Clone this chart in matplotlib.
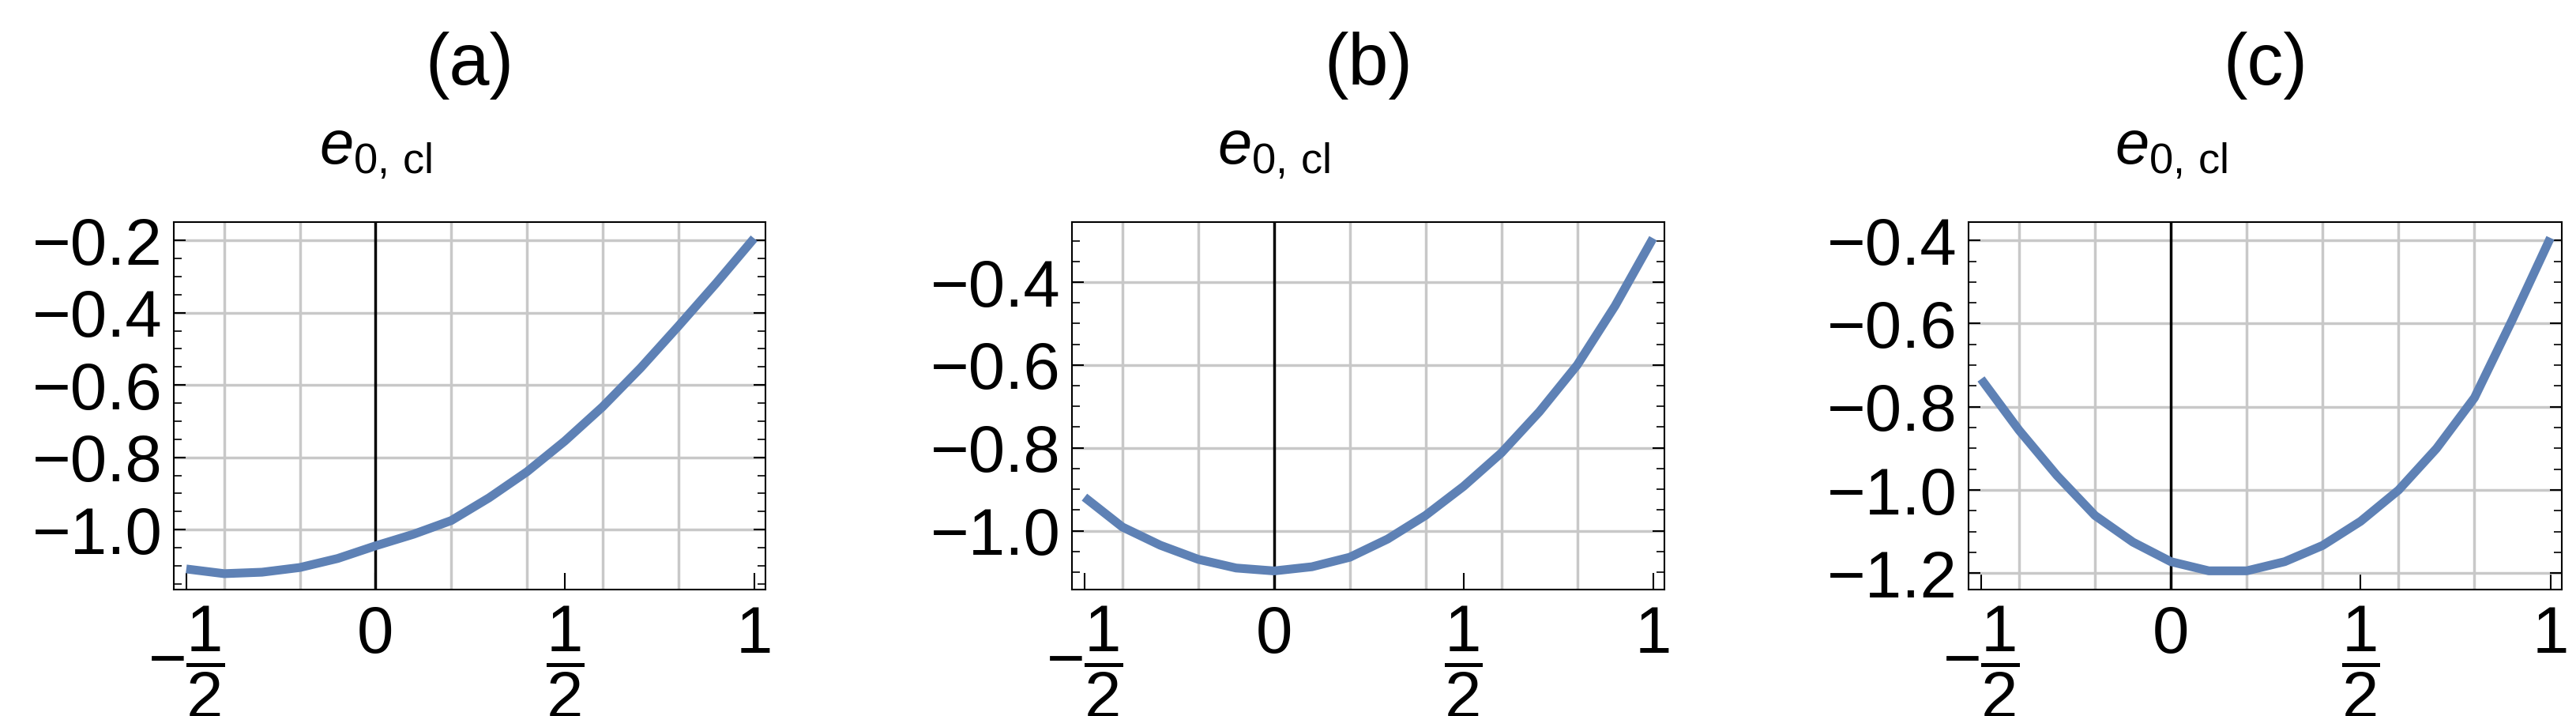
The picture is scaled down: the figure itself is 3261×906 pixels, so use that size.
import numpy as np
import matplotlib
matplotlib.use('Agg')
import matplotlib.pyplot as plt
from matplotlib.ticker import MultipleLocator, FixedLocator

plt.rcParams['font.family'] = ['Liberation Sans', 'DejaVu Sans']
plt.rcParams['mathtext.fontset'] = 'custom'
plt.rcParams['mathtext.rm'] = 'Liberation Sans'
plt.rcParams['mathtext.it'] = 'Liberation Sans:italic'

# data
x = [-0.5, -0.4, -0.3, -0.2, -0.1, 0.0, 0.1, 0.2, 0.3, 0.4, 0.5, 0.6, 0.7, 0.8, 0.9, 1.0]
e_a = [-1.109, -1.122, -1.118, -1.105, -1.080, -1.045, -1.013, -0.975, -0.912, -0.840,
       -0.755, -0.660, -0.553, -0.437, -0.318, -0.194]
e_b = [-0.919, -0.991, -1.035, -1.069, -1.090, -1.097, -1.087, -1.064, -1.020, -0.963,
       -0.893, -0.812, -0.713, -0.600, -0.457, -0.294]
e_c = [-0.733, -0.856, -0.965, -1.061, -1.125, -1.172, -1.194, -1.194, -1.172, -1.133,
       -1.075, -1.000, -0.900, -0.778, -0.590, -0.394]
titles = ['(a)', '(b)', '(c)']
ylims = [(-1.166, -0.149), (-1.142, -0.255), (-1.239, -0.356)]
xticks = [-0.5, 0, 0.5, 1]
xticklabels = [r'$-\dfrac{1}{2}$', '0', r'$\dfrac{1}{2}$', '1']

W, H = 3262, 906
fig = plt.figure(figsize=(W / 100, H / 100), dpi=100)
# axes boxes in pixels: left, right, top, bottom
boxes = [(220, 969, 281, 746), (1357, 2107, 281, 746), (2492, 3243, 281, 746)]

for data, title, yl, (l, r, t, b) in zip([e_a, e_b, e_c], titles, ylims, boxes):
    ax = fig.add_axes([l / W, 1 - b / H, (r - l) / W, (b - t) / H])
    ax.plot(x, data, color='#5e81b5', lw=8, solid_capstyle='butt',
            solid_joinstyle='round', zorder=3)
    ax.axvline(0, color='black', lw=2.5, zorder=2)
    ax.set_xlim(-0.533, 1.03)
    ax.set_ylim(*yl)
    for gx in [-0.4, -0.2, 0.2, 0.4, 0.6, 0.8]:
        ax.axvline(gx, color='#c8c8c8', lw=2.5, zorder=1)
    ax.yaxis.set_major_locator(MultipleLocator(0.2))
    ax.yaxis.set_minor_locator(MultipleLocator(0.05))
    ax.grid(axis='y', which='major', color='#c8c8c8', lw=2.5, zorder=1)
    ax.set_yticklabels([f'{v:.1f}'.replace('-', '\u2212') for v in ax.get_yticks()])
    ax.xaxis.set_major_locator(FixedLocator(xticks))
    ax.set_xticklabels(xticklabels)
    ax.tick_params(axis='y', which='major', direction='in', left=True, right=True,
                   length=11, width=1.5, labelsize=60, pad=10)
    ax.tick_params(axis='y', which='minor', direction='in', left=True, right=True,
                   length=7, width=1.2)
    ax.tick_params(axis='x', which='major', direction='in', length=15, width=1.5,
                   labelsize=60, pad=14)
    for s in ax.spines.values():
        s.set_linewidth(1.5)
    ax.set_title(title, fontsize=66, pad=125)
    # axis label above the frame near x=0
    ax.text(0, 1.19, r'$e_{0,\,\mathrm{cl}}$', transform=ax.get_xaxis_transform(),
            ha='center', va='center', fontsize=56)

fig.savefig('out.png', dpi=100)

● What this task involves:
Return the material line for line, from its beginning to the line that contains "plt.rcParams['mathtext.it'] = 'Liberation", with the pictures left out.

● Final answer:
Clone this chart in matplotlib.
The picture is scaled down: the figure itself is 3261×906 pixels, so use that size.
import numpy as np
import matplotlib
matplotlib.use('Agg')
import matplotlib.pyplot as plt
from matplotlib.ticker import MultipleLocator, FixedLocator

plt.rcParams['font.family'] = ['Liberation Sans', 'DejaVu Sans']
plt.rcParams['mathtext.fontset'] = 'custom'
plt.rcParams['mathtext.rm'] = 'Liberation Sans'
plt.rcParams['mathtext.it'] = 'Liberation Sans:italic'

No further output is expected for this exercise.